Henry Ford was instrumental in making the automobile industry an important part of the American economy. By making cars affordable to the general public, he helped people be able to travel easier. This allowed Americans to move into cities from rural areas and created our current roadway system. He showed how mass manufacturing could lower the production costs, allowing prices to be more affordable for all Americans. This concept of making products more efficiently so that they will be more affordable is still used today by a wide variety of industries.


Works Cited

  • Bak, Richard. Henry and Edsel. Hoboken, New Jersey: John Wiley & Sons, Inc., 2003.

  • Burgan, Michael. Henry Ford Industrialist. Chicago: Ferguson Publishing Co., 2001.

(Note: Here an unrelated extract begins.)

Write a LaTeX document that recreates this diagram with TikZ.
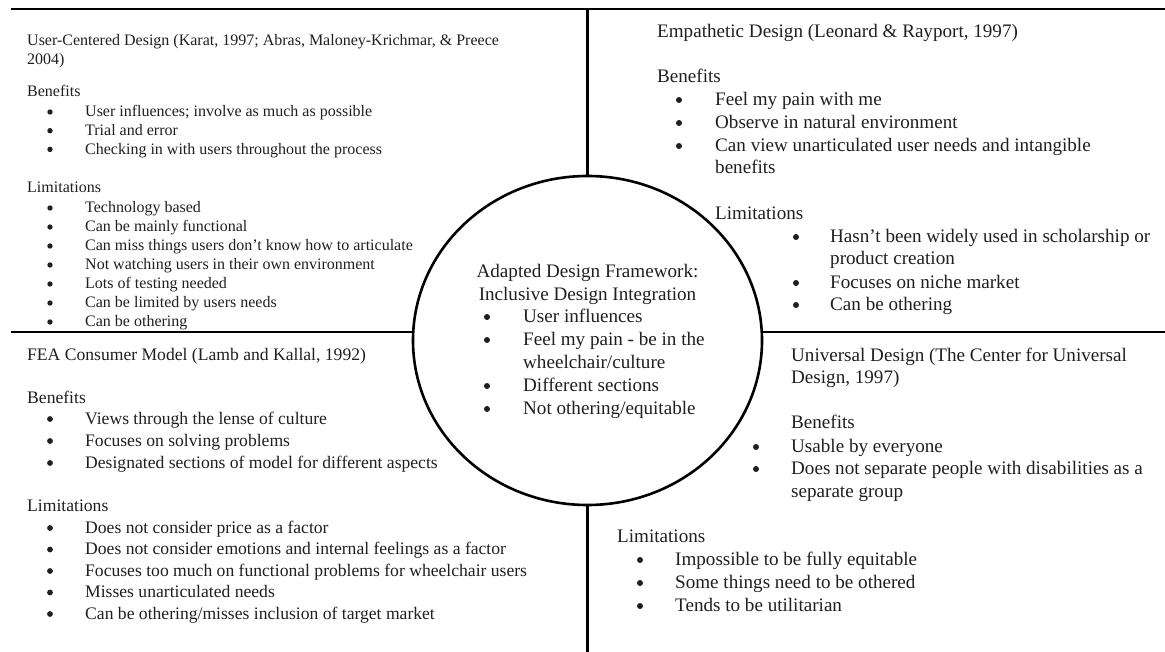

  • Middleton, Hayden. Henry Ford. New York: Oxford University Press, 1997.

  • Mitchell, Barbara. We’ll Race You, Henry. Minneapolis, Minnesota: Carolhoda Books, Inc., 1986.

  • Venezia, Mike. Henry Ford: Big Wheel in the Auto Industry. Danbury, Connecticutt: Scholastic, 2009.

  • Weber, Austin. “Assembly Then & Now: The Man Behind the Moving Assembly Line.” Assembly Magazine Online. Assembly Magazine, 01 February 2003. Internet. 11 October 2010.